На скорую руку подписывая соглашение с художницей, Братны даже не подозревал, что приведет на съемочную площадку не очередного фанатика его идей, а безумно влюбленную женщину. Леночка влюбилась в Братны со всем отчаянием внезапно вспыхнувшей страсти – это было видно невооруженным глазом. Ей сочувствовали все, даже Муза, питавшая к Анджею сходные чувства. Циничная гашишница Светик, сидевшая в административной группе, вообще считала Леночку идиоткой, которая похерила карьеру ради заведомо проигрышного варианта. Любить Братны, а тем более добиваться от него взаимности было занятием бесперспективным: никаких романов, никаких связей, полная стерильность отношений, как раз в духе Иисуса Христа. Нет, у Леночки не было конкуренток, как не было конкуренток ни у одной женщины. Братны был со всеми и ни с кем одновременно. Он любил всех и никого: окружающий мир он воспринимал как подсобный материал, не более. Его личная жизнь безумно интересовала меня именно потому, что никакой личной жизни у него не было.

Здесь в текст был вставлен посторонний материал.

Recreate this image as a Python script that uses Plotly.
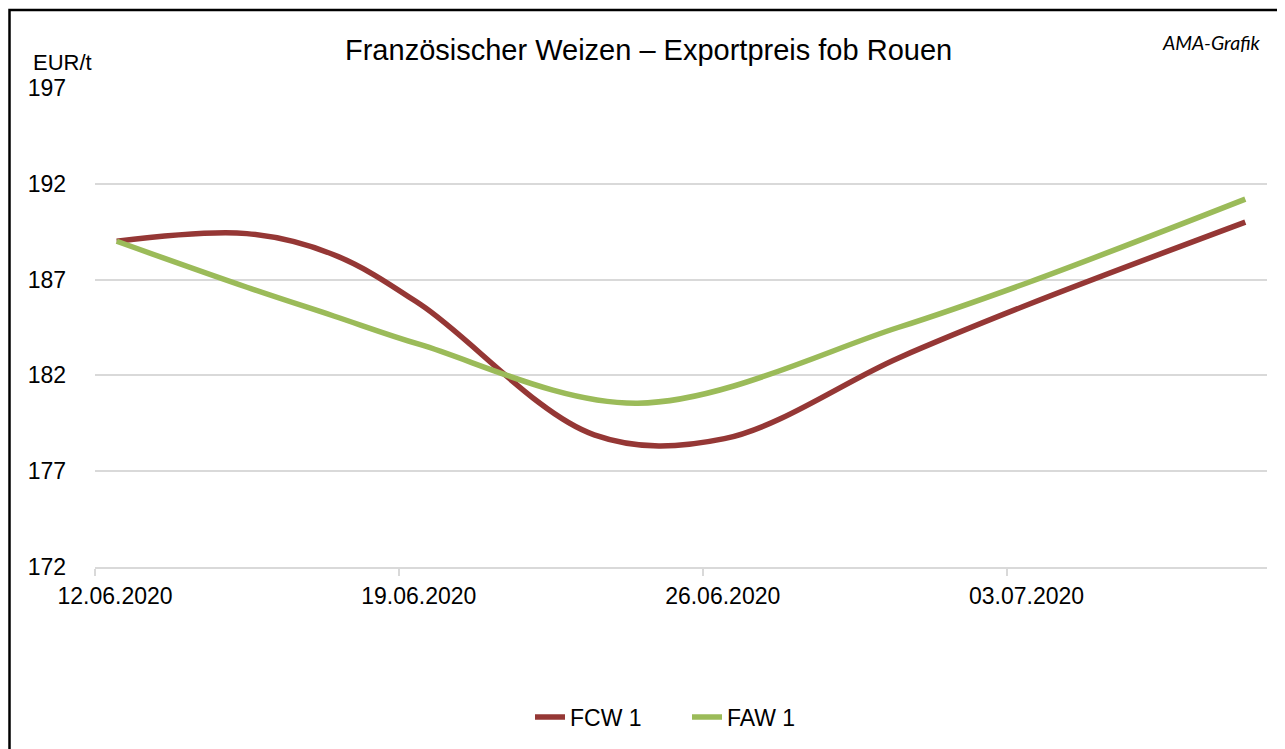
import pandas as pd
import plotly.graph_objects as go

# ---- data ----
fcw_dates = ["2020-06-12", "2020-06-15", "2020-06-17", "2020-06-19", "2020-06-23",
             "2020-06-26", "2020-06-30", "2020-07-03", "2020-07-08"]
fcw1 = [189.0, 189.4, 188.3, 185.7, 178.9, 178.7, 182.9, 185.7, 190.0]
faw_dates = ["2020-06-12", "2020-06-15", "2020-06-17", "2020-06-19",
             "2020-06-24", "2020-06-30", "2020-07-03", "2020-07-08"]
faw1 = [189.0, 186.6, 185.1, 183.6, 180.55, 184.5, 186.85, 191.2]
series_names = ["FCW 1", "FAW 1"]
tick_labels = ["12.06.2020", "19.06.2020", "26.06.2020", "03.07.2020"]
y_ticks = [172, 177, 182, 187, 192, 197]

title_text = "Französischer Weizen – Exportpreis fob Rouen"
unit_text = "EUR/t"
credit_text = "AMA-Grafik"

RED = "#953735"
GREEN = "#9BBB59"
GRID = "#D9D9D9"
FONT = "Liberation Sans, Arial, sans-serif"

x_fcw = pd.to_datetime(fcw_dates)
x_faw = pd.to_datetime(faw_dates)
half_day = pd.Timedelta(hours=12)
tick_vals = [pd.to_datetime(t, format="%d.%m.%Y") - half_day for t in tick_labels]
x_range = [min(x_fcw.min(), x_faw.min()) - half_day, max(x_fcw.max(), x_faw.max()) + half_day]

fig = go.Figure()
for name, xs, vals, col in [(series_names[0], x_fcw, fcw1, RED),
                            (series_names[1], x_faw, faw1, GREEN)]:
    fig.add_trace(go.Scatter(
        x=xs, y=vals, name=name, mode="lines",
        line=dict(color=col, width=5.5, shape="spline", smoothing=1.0),
        hoverinfo="skip",
    ))

OFF = 8  # page body margin
W, H = 1285, 749
# plot area in page pixels: x 95..1267, y 88..567
PX0, PX1, PY0, PY1 = 95, 1267, 88, 567
L = PX0 - OFF
T = PY0 - OFF
R = W - (PX1 - OFF)
B = H - (PY1 - OFF)
pw, ph = PX1 - PX0, PY1 - PY0

def px_x(p):
    return (p - PX0) / pw

def px_y(p):
    return (PY1 - p) / ph

fig.update_layout(
    width=W, height=H,
    margin=dict(l=L, r=R, t=T, b=B),
    paper_bgcolor="white", plot_bgcolor="white",
    font=dict(family=FONT, size=23, color="#000000"),
    showlegend=True,
    legend=dict(orientation="h", x=px_x(530), y=px_y(717),
                xanchor="left", yanchor="middle", entrywidth=112,
                font=dict(size=23), bgcolor="rgba(0,0,0,0)"),
    xaxis=dict(
        type="date", range=x_range,
        tickmode="array", tickvals=tick_vals, ticktext=tick_labels,
        ticks="outside", ticklen=7, tickcolor=GRID, tickwidth=1.5,
        ticklabelshift=20, ticklabelstandoff=1,
        showgrid=False, showline=True, linecolor=GRID, linewidth=1.5,
        zeroline=False, tickfont=dict(size=23),
    ),
    yaxis=dict(
        range=[172, 197], tickmode="array", tickvals=y_ticks,
        ticktext=[str(v) for v in y_ticks],
        showgrid=True, gridcolor=GRID, gridwidth=1.5,
        zeroline=False, showline=False, ticks="",
        ticklabelstandoff=28, tickfont=dict(size=23),
    ),
)

fig.add_annotation(text=title_text, xref="paper", yref="paper",
                   x=px_x(648), y=px_y(50), xanchor="center", yanchor="middle",
                   showarrow=False, font=dict(size=29, family=FONT))
fig.add_annotation(text=unit_text, xref="paper", yref="paper",
                   x=px_x(62), y=px_y(63), xanchor="center", yanchor="middle",
                   showarrow=False, font=dict(size=22, family=FONT))
fig.add_annotation(text="<i>" + credit_text + "</i>", xref="paper", yref="paper",
                   x=px_x(1263), y=px_y(42), xanchor="right", yanchor="middle",
                   showarrow=False, font=dict(size=19.5, family="Lato, Carlito, sans-serif"))

# outer chart border (cropped at right and bottom in the reference)
fig.add_shape(type="rect", xref="paper", yref="paper",
              x0=px_x(9.5), x1=px_x(1310), y0=px_y(780), y1=px_y(10),
              line=dict(color="black", width=2.5), fillcolor="rgba(0,0,0,0)",
              layer="above")

fig.write_html("out.html")
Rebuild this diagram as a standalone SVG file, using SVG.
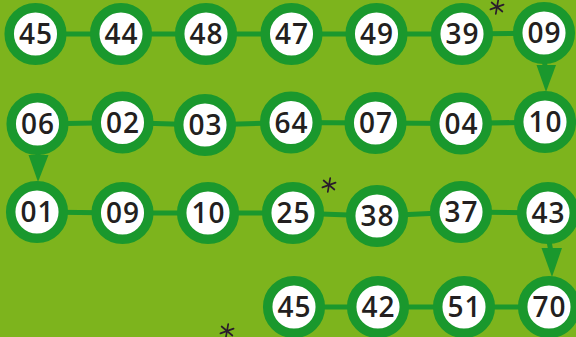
<svg xmlns="http://www.w3.org/2000/svg" width="576" height="337" viewBox="0 0 576 337">
<style>
.ring{fill:#ffffff;stroke:#1a982d;stroke-width:9.5}
.lbl{font-family:"Open Sans","Liberation Sans",sans-serif;font-weight:600;font-size:28px;fill:#231f20;text-anchor:middle;letter-spacing:1px}
.con{stroke:#1a982d;stroke-width:5;fill:none}
.head{fill:#1a982d}
.star{stroke:#2a1c2c;stroke-width:1.7;stroke-linecap:round}
</style>
<defs>
<g id="st"><line class="star" x1="0" y1="-7" x2="0" y2="7" transform="rotate(10)"/><line class="star" x1="0" y1="-7" x2="0" y2="7" transform="rotate(70)"/><line class="star" x1="0" y1="-7" x2="0" y2="7" transform="rotate(130)"/></g>
</defs>
<rect width="576" height="337" fill="#7db41d"/>
<g id="connectors">
<polyline class="con" points="35.5,34 121,34 206,34 291.5,34 376.5,34 462,34 544,33"/>
<polyline class="con" points="37.5,124 122.5,122.5 205,125 291,122.5 375.5,123 461,123.5 545,122"/>
<polyline class="con" points="37,212 122.5,213 208,213 293,213 377,216 461,212 548,213"/>
<polyline class="con" points="294,307 378,307 464,307 549,307"/>
<line class="con" x1="544.5" y1="62" x2="545.5" y2="70"/>
<polygon class="head" points="536.5,65 556,65 546,92"/>
<line class="con" x1="38" y1="152" x2="38" y2="160"/>
<polygon class="head" points="28.5,155 48.5,155 38,182"/>
<line class="con" x1="549" y1="241" x2="551" y2="252"/>
<polygon class="head" points="541.5,248 562,248 552,277"/>
</g>
<g id="n1"><circle class="ring" cx="35.5" cy="34" r="26.3"/><text class="lbl" x="36" y="44">45</text></g>
<g id="n2"><circle class="ring" cx="121" cy="34" r="26.3"/><text class="lbl" x="121.5" y="44">44</text></g>
<g id="n3"><circle class="ring" cx="206" cy="34" r="26.3"/><text class="lbl" x="206.5" y="44">48</text></g>
<g id="n4"><circle class="ring" cx="291.5" cy="34" r="26.3"/><text class="lbl" x="292" y="44">47</text></g>
<g id="n5"><circle class="ring" cx="376.5" cy="34" r="26.3"/><text class="lbl" x="377" y="44">49</text></g>
<g id="n6"><circle class="ring" cx="462" cy="34" r="26.3"/><text class="lbl" x="462.5" y="44">39</text></g>
<g id="n7"><circle class="ring" cx="544" cy="33" r="26.3"/><text class="lbl" x="544.5" y="43">09</text></g>
<g id="n8"><circle class="ring" cx="37.5" cy="124" r="26.3"/><text class="lbl" x="38" y="134">06</text></g>
<g id="n9"><circle class="ring" cx="122.5" cy="122.5" r="26.3"/><text class="lbl" x="123" y="132.5">02</text></g>
<g id="n10"><circle class="ring" cx="205" cy="125" r="26.3"/><text class="lbl" x="205.5" y="135">03</text></g>
<g id="n11"><circle class="ring" cx="291" cy="122.5" r="26.3"/><text class="lbl" x="291.5" y="132.5">64</text></g>
<g id="n12"><circle class="ring" cx="375.5" cy="123" r="26.3"/><text class="lbl" x="376" y="133">07</text></g>
<g id="n13"><circle class="ring" cx="461" cy="123.5" r="26.3"/><text class="lbl" x="461.5" y="133.5">04</text></g>
<g id="n14"><circle class="ring" cx="545" cy="122" r="26.3"/><text class="lbl" x="545.5" y="132">10</text></g>
<g id="n15"><circle class="ring" cx="37" cy="212" r="26.3"/><text class="lbl" x="37.5" y="222">01</text></g>
<g id="n16"><circle class="ring" cx="122.5" cy="213" r="26.3"/><text class="lbl" x="123" y="223">09</text></g>
<g id="n17"><circle class="ring" cx="208" cy="213" r="26.3"/><text class="lbl" x="208.5" y="223">10</text></g>
<g id="n18"><circle class="ring" cx="293" cy="213" r="26.3"/><text class="lbl" x="293.5" y="223">25</text></g>
<g id="n19"><circle class="ring" cx="377" cy="216" r="26.3"/><text class="lbl" x="377.5" y="226">38</text></g>
<g id="n20"><circle class="ring" cx="461" cy="212" r="26.3"/><text class="lbl" x="461.5" y="222">37</text></g>
<g id="n21"><circle class="ring" cx="548" cy="213" r="26.3"/><text class="lbl" x="548.5" y="223">43</text></g>
<g id="n22"><circle class="ring" cx="294" cy="307" r="26.3"/><text class="lbl" x="294.5" y="317">45</text></g>
<g id="n23"><circle class="ring" cx="378" cy="307" r="26.3"/><text class="lbl" x="378.5" y="317">42</text></g>
<g id="n24"><circle class="ring" cx="464" cy="307" r="26.3"/><text class="lbl" x="464.5" y="317">51</text></g>
<g id="n25"><circle class="ring" cx="549" cy="307" r="26.3"/><text class="lbl" x="549.5" y="317">70</text></g>
<g id="stars">
<use href="#st" x="497" y="7"/>
<use href="#st" x="329" y="185"/>
<use href="#st" x="227" y="331"/>
</g>
</svg>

Ни жены, ни любовницы, ни собаки, ни хорька; никаких привязанностей в еде, выпивке и сигаретах, никаких любимых изречений на все случаи жизни, никаких милых слабостей. Отсутствие слабостей особенно настораживало: пройдя суровую школу ловца душ Лапицкого, я хорошо усвоила, что человека без слабостей не бывает.